Президентство, как институт, к которому пришла республика, видя крайнюю неэффективность парламентского государственного строения, ничего не меняет. Личность президента скована и парализована как своими партийными политиканами и финансистами, приведшими его к власти, так и политической оппозицией, заставляющей больше думать о том, как вернуть долги «друзьям» за поддержку и как побороть «недругов», ведущих непрерывную политическую гражданскую войну, а не о нуждах нации и интересах государства. Срок президентства столь мал, что президент живет от выборов до выборов в постоянной борьбе за власть, в которой невозможно отдавать все силы управлению государством.

При сравнении республики и монархии, власти единоличной и власти партийно-избирательного большинства, напрашивается сравнение роли любовника и мужа в жизни женщины. Для республики соответственно это президент, а для монархии — государь.

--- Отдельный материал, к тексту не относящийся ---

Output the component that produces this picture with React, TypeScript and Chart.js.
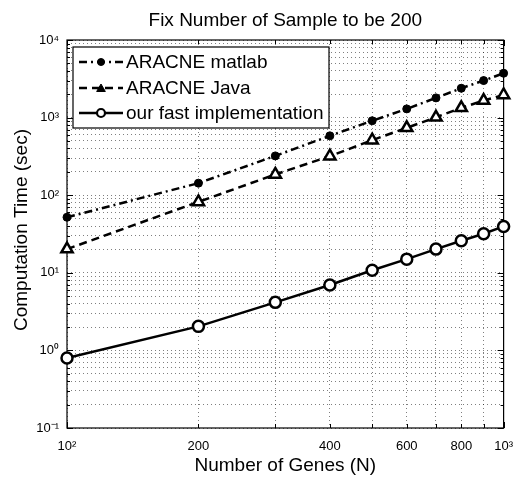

Восемь или пять лет, четыре или неполный срок (такое тоже ведь не редко) пребывания у власти демократических президентов — это срок ничтожный, для того чтобы сложились серьезные отношения (личностные) между правителем и народом. Президенты для нации остаются всегда любовниками, которых ждет неминуемое охлаждение и даже почти всегда ненависть и презрение, равные силе первоначального увлечения ими. Нация всегда остается обманутой в своих нравственных ожиданиях, она ждет пожизненного или вековечного (при наследственной монархии) союза, обоюдной любви и согласия, мудрого руководства се духовной жизнью и экономическим хозяйством, а получает лишь очередную любовную интрижку на несколько лет, заканчивающуюся почти всегда очередным обиранием простодушной «жены-нации» своим неверным кратковременным любовником и его товарищами по партии. Политические партии выступают в республике в роли сводников, предлагающих нации своих политических «ловеласов», профессиональных соблазнителей, «любовников». Демократические правители, как никому не нужные неудачники в семейной жизни, пристраиваются только благодаря опыту, энергии и деньгам «сватающих». Нация развращается от частой смены своего руководителя по жизни, перестает уже особо интересоваться, кто с ней живет, какой сейчас «мужчина» в доме.